さて実際にやってみました。最初の二日間です。

・【月は遠ざかり、地球は遅くなる】——空振りでした。特に三年生は「だから何?そら、おもろいかしれんけど、この時期そんな悠長なことゆうてられへん」という反応でした。 学校で「休み明けの実力テストで将来が決まる、夏休みが「勝負」と脅されていて、目先のことで一杯だったようです。

・【コピー用紙でサッカーボール】 ——三年生は皆ひとりで作りたがり、続きを家に持ち帰りました。一年生はクラス全員が正六角形を持ち寄り、時間内に完成しました。

 授業三日目、いわゆる「できる子」たちがやめていきました。塾は好きなように教えられますが、生徒たちも好きなようにやめられます。 できる子たちは、がんがん問題を解きたかったのでしょう。黙ってやめていきました。つられてやめた子もいます。彼は後日「やっぱりひとりでやっててもわからんから教えてください」と言って戻ってきましたが、一日だけでした。 「やめようかな」 と迷った子もいました。 彼女は親御さんに「今日も授業してくれんかった。今日もお月さんの話やった」と言ったそうです。 「問題集をやるのが授業」と思っているようでした。講師三人で話し合った後、電話で水谷先生の指示を仰ぎました。 答えは「方針の変更はなし。 不安を吹き飛ばすくらい面白い話をせよ。 問題集は演習の時間や自由時間にすればよい」でした。 私には「君の話は十分面白い。自信を持ってやりなさい。好奇心の起爆剤になれ」と励ましてくださいました。
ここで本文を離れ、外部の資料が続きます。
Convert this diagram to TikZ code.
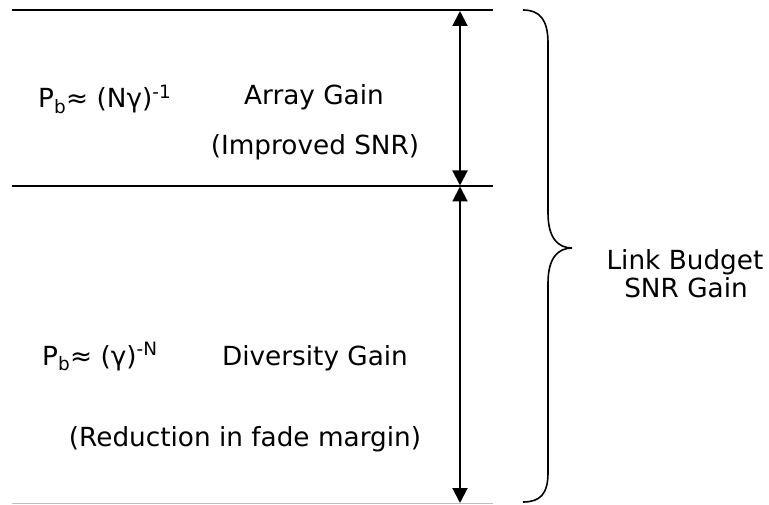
\documentclass[tikz,border=0pt]{standalone}
\usepackage{fontspec}
\setmainfont{DejaVu Sans}
\usetikzlibrary{arrows.meta}
\tikzset{
  lbl/.style={inner sep=0pt, font=\fontsize{26.3}{28}\selectfont},
  hline/.style={line width=1.6pt, black},
  dbl/.style={line width=2pt, {Triangle[length=15pt,width=15pt]}-{Triangle[length=15pt,width=15pt]}},
  brace/.style={line width=1.6pt}
}
\begin{document}
\begin{tikzpicture}[x=1pt,y=-1pt]
\useasboundingbox (0,0) rectangle (769,505);
% horizontal lines
\coordinate (t1) at (12,10);   \coordinate (t2) at (493,10);
\coordinate (m1) at (12,186);  \coordinate (m2) at (493,186);
\coordinate (b1) at (12,503.5);  \coordinate (b2) at (493,503.5);
\draw[hline] (t1) -- (t2);
\draw[hline] (m1) -- (m2);
\draw[line width=1pt, black!25] (b1) -- (b2);
% arrows
\coordinate (a1) at (460,11);
\coordinate (a2) at (460,185.5);
\coordinate (a3) at (460,186.5);
\coordinate (a4) at (460,503);
\draw[dbl] (a1) -- (a2);
\draw[dbl] (a3) -- (a4);
% brace
\draw[brace] (523,10) .. controls (540,10) and (548,20) .. (548,43) -- (548,213)
  .. controls (548,238) and (558,248) .. (572,248)
  .. controls (558,248) and (548,258) .. (548,283) -- (548,473)
  .. controls (548,494) and (540,502) .. (523,502);
% texts
\node[lbl, anchor=base west] (pb1) at (38,108) {P\textsubscript{b}≈ (Nγ)\textsuperscript{-1}};
\node[lbl, anchor=base] (ag) at (314,105) {Array Gain};
\node[lbl, anchor=base] (isnr) at (315,155) {(Improved SNR)};
\node[lbl, anchor=base west] (pb2) at (42,365) {P\textsubscript{b}≈ (γ)\textsuperscript{-N}};
\node[lbl, anchor=base] (dg) at (315,365) {Diversity Gain};
\node[lbl, anchor=base] (rfm) at (245,446) {(Reduction in fade margin)};
\node[lbl, anchor=base] (lb1) at (685,270) {Link Budget};
\node[lbl, anchor=base] (lb2) at (686,298) {SNR Gain};
\end{tikzpicture}
\end{document}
 その後は「ここがわからん、わかりたい」という生徒の日々の必要に応えつつ、「実感を持ってもらいたい」との思いから、身近な話をするよう心がけました。例えば、随所で実際に計算をしてもらいつつ、次のような話をしました。

「この紙はA4サイズ。 半分に切るとA5サイズで形は同じ。縦横の比が等しい。方程式を立てて解くと縦は横の√2倍。 ホントかな? 測ってみよう。29.7cmと21.0㎝。何倍?1.414倍。 自乗すると?1.999396。ほとんど2だね。」

「地球の直径は約1万3,000km。 それを13cmに縮めたとすると、月は直径3.5cmで、地球から3.8mの所を回る。○○君、そこに立って手で直径13cmの丸作って。そう、そんなもん。それが地球。夏みかんくらいかな? ○○さん、指で直径3.5㎝の丸作って、ここに立って。これが月。 ゆずくらいかな? 同じ比率で縮めると太陽は直径14m。ガスタンクくらいかな? それが1.5km先にある。ここから1.5kmって、どこ。 地図見よう。海岸の公園だ。」

「せんせ、そこ知っとる。 めっちゃ遠いやん。」

「そ、太陽は遠いのだ。」

「太陽から地球まで1億5,000万km、光は秒速30万km。じゃあ、太陽から出た光が地球に届くまで何秒かかる? そう、500秒。それって、何分何秒? 8分20秒。」

「お隣の星まで4.3光年。つまり光が4年以上かかる。すごく遠い。 でも銀河系の直径は10万光年。すごく大きい。その銀河系みたいなものが何千億個もある。宇宙はとてつもなく大きい。実感わかないよね。」

「地球を今度は130cmに縮めてみよう。 富士山は何になる? 0.4mm弱。 シャーペンの芯の太さより低い。地球はでこぼこしてるようだけど、結構つるつる。人が暮らせる所はせいぜい海抜5,000mまでだって。それって0.5mm。ずいぶ薄っぺらな所に貼り付いて暮らしてるんだね。」

「赤道の上にいる人、じつは時速1,666kmで動いてる。地球一周4万㎞を24時間で動くから。 これって音速超えてるね。北極点から1mの所に立ってる人はどう? 北緯45度の所、例えば北海道にいる人はどう? √2を使うよ。」

 たくさん種を蒔きました。いつか大きく育ちますように。